Griego et al. v. WCA et al.; CV 2009-10130 (New Mexico’s Second Judicial District Court)
In New Mexico, a state district court judge recently ruled that it is unconstitutional to exclude farm and ranch laborers from the New Mexico Workers’ Compensation Act (“Act”). Despite the fact that agricultural occupations are consistently ranked by the U.S. Bureau of Labor Statistics among the most dangerous occupations in the nation, New Mexico’s Act, like many other states, excluded farm and ranch laborers from mandatory coverage.
In 2009 the New Mexico Center on Law and Poverty brought a civil rights lawsuit under the New Mexico Constitution in state district court against the New Mexico Workers’ Compensation Administration, alleging that the farm and ranch laborer exclusion (“exclusion”) was an unconstitutional denial of equal protection to New Mexico’s agricultural workers. The lawsuit was filed on behalf of three dairy workers who were severely injured on New Mexican dairies in the scope and course of their employment, as well as two organizational plaintiffs who serve the New Mexican agricultural worker community. The plaintiffs sought injunctive and declaratory relief, as well as workers’ compensation coverage. They argued that the farm and ranch laborer exclusion creates a class of similarly situated individuals who are treated dissimilarly, and that this dissimilar treatment was not substantially related to an important government interest nor was there a rational basis for it.
The State provided two main justifications for the exclusion: 1) that providing workers’ compensation to farm workers would be administratively infeasible; and 2) that forcing agricultural employers to provide workers’ compensation would be economically devastating to those employers. The plaintiffs provided evidence that these purported reasons for the exclusion were not rational. In response to the first argument, plaintiffs presented evidence from several witnesses, including attorneys, insurance company representatives and state workers’ compensation agency representatives from large agricultural states, including Colorado, Arizona and California, showing that those states provide workers’ compensation to agricultural workers in the same way they cover all other workers. As to the economic impact argument, plaintiffs developed evidence to prove that the cost of covering agricultural workers would be less than 1 percent of the agricultural industry’s profit margin.
Additionally, the plaintiffs provided evidence that farm and ranch laborers are a “sensitive class” under the state equal protection clause, setting forth historical facts about the treatment of farm and ranch laborers over the past century, the retaliation they face when they complain about working conditions, and their current dangerous and difficult working conditions. Plaintiffs argued that there is no rational reason or any important government interest which justifies treating farm and ranch laborers differently from other workers for purposes of workers’ compensation and that the very purpose of the law—to get injured workers back to work quickly and efficiently—as well as the interests of the public, are best served by including farm and ranch workers in workers’ compensation.

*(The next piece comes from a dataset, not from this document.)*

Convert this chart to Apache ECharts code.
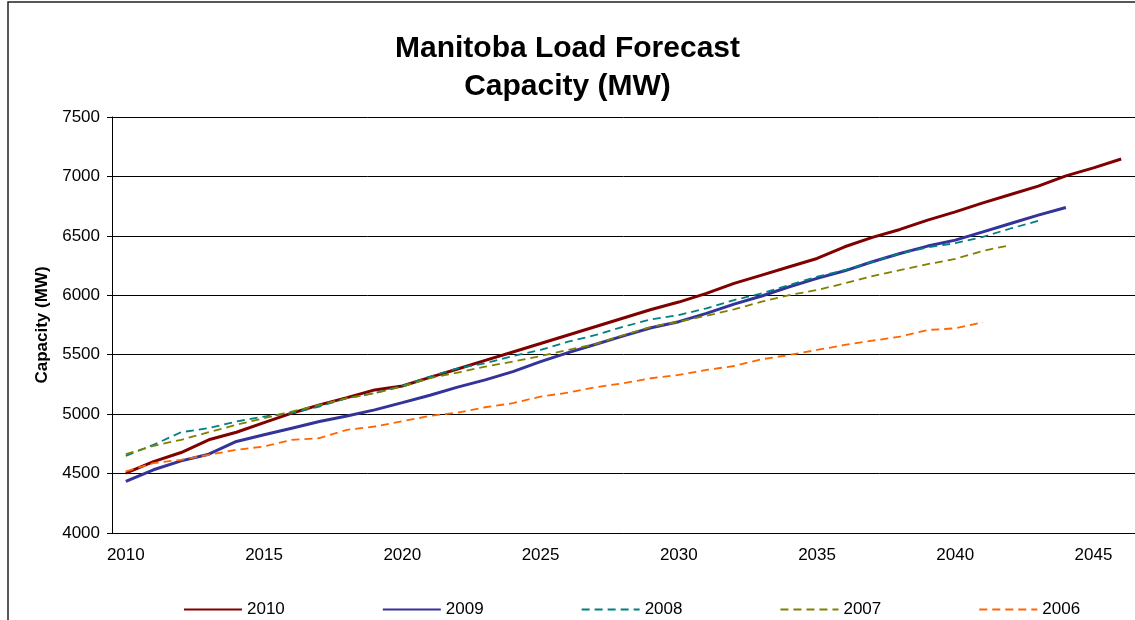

In December of 2011, the state district court declared the exclusion unconstitutional, holding that there was no rational basis in the law for distinguishing agricultural workers from all other workers in the state. It is worth pointing out that New Mexico has a “heightened” rational basis test. Unlike in federal court, where the government simply needs to put forward a reason to justify discrimination, in New Mexico courts, the state’s purported reasons must be supported by evidence in the record. In other words, the state cannot just assert reasons for discriminating against a group; instead, the state must point to facts in the record to show that these reasons are legitimate. New Mexico’s heightened rational basis test is the reason the plaintiffs prevailed in this case.
The State has appealed whether a state district court judge has authority over the Workers’ Compensation Administration. New Mexico precedent, as well as general theories of constitutional law dating back to Marbury v. Madison, indicate that the district court does have this authority.
Agricultural exemptions from workers’ compensation laws are based on the antiquated notion that our country’s agricultural industry is made of up of small family farms. While 50 years ago this may have been the case, U.S. agriculture is now a highly industrialized industry that should have to follow the same labor laws as all other industries, particularly when their workforce is made up of low-income, vulnerable workers. The New Mexico Center on Law and Poverty hopes that this case serves as model litigation for other states who still have agricultural exclusions in their workers’ compensation statutes.